Today’s vote formalizes changes to the CSAC’s duties that have been in the works since Foster made weight-cutting a priority with the commission. In March, the financial penalty for missing weight was increased when the commission enacted a rule that allowed it to fine a licensee 20 percent of both the show and win purse for missing weight, with the win fine going solely to the licensee’s opponent. Early in 2016, the commission banned the use of IV rehydration and required pre-fight hydration checks.

Prior to today’s meeting, the UFC, Bellator and InvictaFC all endorsed the changes in letters to the commission.

“This is what we came up with over the last several years to properly address this issue,” Foster said today before presenting the plan and screening a pair of documentaries that illustrate the dangers involved with weight-cutting.

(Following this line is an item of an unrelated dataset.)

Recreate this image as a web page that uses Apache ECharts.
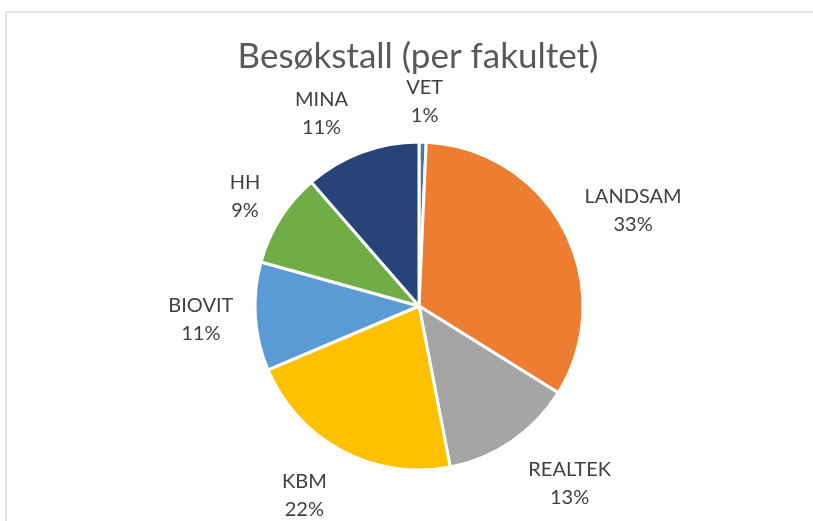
<!DOCTYPE html>
<html>
<head>
<meta charset="utf-8">
<script src="https://cdn.jsdelivr.net/npm/echarts@6/dist/echarts.min.js"></script>
<style>
  html, body { margin: 0; padding: 0; background: #fff; }
  #chart { width: 813px; height: 521px; }
</style>
</head>
<body>
<div id="chart"></div>
<script>
// fakulteter og andeler (les av bildet)
var faculties = ['VET', 'LANDSAM', 'REALTEK', 'KBM', 'BIOVIT', 'HH', 'MINA'];
var shares = [0.7, 33.2, 13.1, 21.7, 10.7, 9.3, 11.4];
var colors = ['#4472C4', '#ED7D31', '#A5A5A5', '#FFC000', '#5B9BD5', '#70AD47', '#264478'];

var pieData = faculties.map(function(name, i) {
    return { name: name, value: shares[i], itemStyle: { color: colors[i] } };
});

var myChart = echarts.init(document.getElementById('chart'));

myChart.setOption({
    animation: false,
    title: {
        text: 'Besøkstall (per fakultet)',
        left: 413,
        textAlign: 'center',
        top: 34,
        textStyle: { fontFamily: 'Lato', fontSize: 35, fontWeight: 'normal', color: '#595959' }
    },
    // ramme rundt diagramområdet
    graphic: [{
        type: 'polyline',
        shape: { points: [[6, 521], [6, 12], [813, 12]] },
        style: { stroke: '#d9d9d9', lineWidth: 1.5, fill: null },
        silent: true
    }],
    series: [{
        type: 'pie',
        center: [419, 306],
        radius: 164,
        startAngle: 90,
        clockwise: true,
        avoidLabelOverlap: false,
        percentPrecision: 0,
        itemStyle: { borderColor: '#fff', borderWidth: 3 },
        label: {
            position: 'outside',
            formatter: '{b}\n{d}%',
            fontFamily: 'Lato',
            fontSize: 20,
            lineHeight: 28,
            color: '#404040'
        },
        labelLine: { show: false, length: 13, length2: 0 },
        //标签居中放在扇区外侧
        labelLayout: function(p) {
            var pts = p.labelLinePoints;
            if (!pts) return {};
            var dx = pts[1][0] - pts[0][0], dy = pts[1][1] - pts[0][1];
            var len = Math.sqrt(dx * dx + dy * dy) || 1;
            dx /= len; dy /= len;
            var kx = Math.max(-1, Math.min(1, dx / 0.35));
            var w = p.labelRect.width + 18, h = p.labelRect.height;
            return {
                x: pts[1][0] + kx * w / 2,
                y: pts[1][1] + dy * h / 2 + Math.max(0, dy) * 10,
                align: 'center',
                verticalAlign: 'middle'
            };
        },
        data: pieData
    }]
});
</script>
</body>
</html>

The 10-point plan, which can be seen here, includes:

  • 1) Requesting MMA fighters to select the lowest weight class in which to compete, and asking questions about weight cutting and dehydration to take into consideration prior to approving fights. The listed division must be declared safe by a physician on a licensee’s paperwork.
  • 2) A contestant who fails to make weight is fined 20 percent of his or her show money, with 10 percent going to the commission and 10 percent going to the opponent, in addition to a 20 fine of the contestant’s win bonus, with all of the money going to the opponent.
  • 3) Four additional weight classes – 165, 175, 195 and 205 pounds – to give athletes more choice.
  • 4) Policy changes to the way matches are approved with an emphasis on appropriate weight class.
  • 5) Weight class restrictions for fighters who miss weight more than once. Those fighters may be required to compete in a higher weight class until a physician certifies it’s appropriate and the commission approves.
  • 6) Continued early weigh-in procedure to allow fighters the maximum amount of time to rehydrate.
  • 7) A second weight check on the day of the event to ensure fighters haven’t gained back more than 10 percent of their body weight. Fighters who gain excessive weight may be asked to move to a higher weight class.
  • 8) Checks for dehydration by specific urine gravity and/or a physical by CSAC physicians.
  • 9) A recommendation of a 30-day and 10-day weight check for “high level title fights,” similar to those done by the WBC in boxing matches.
  • 10) Examination and education for matchmakers, promoters, trainers and athletes on offering, accepting and contracting bouts.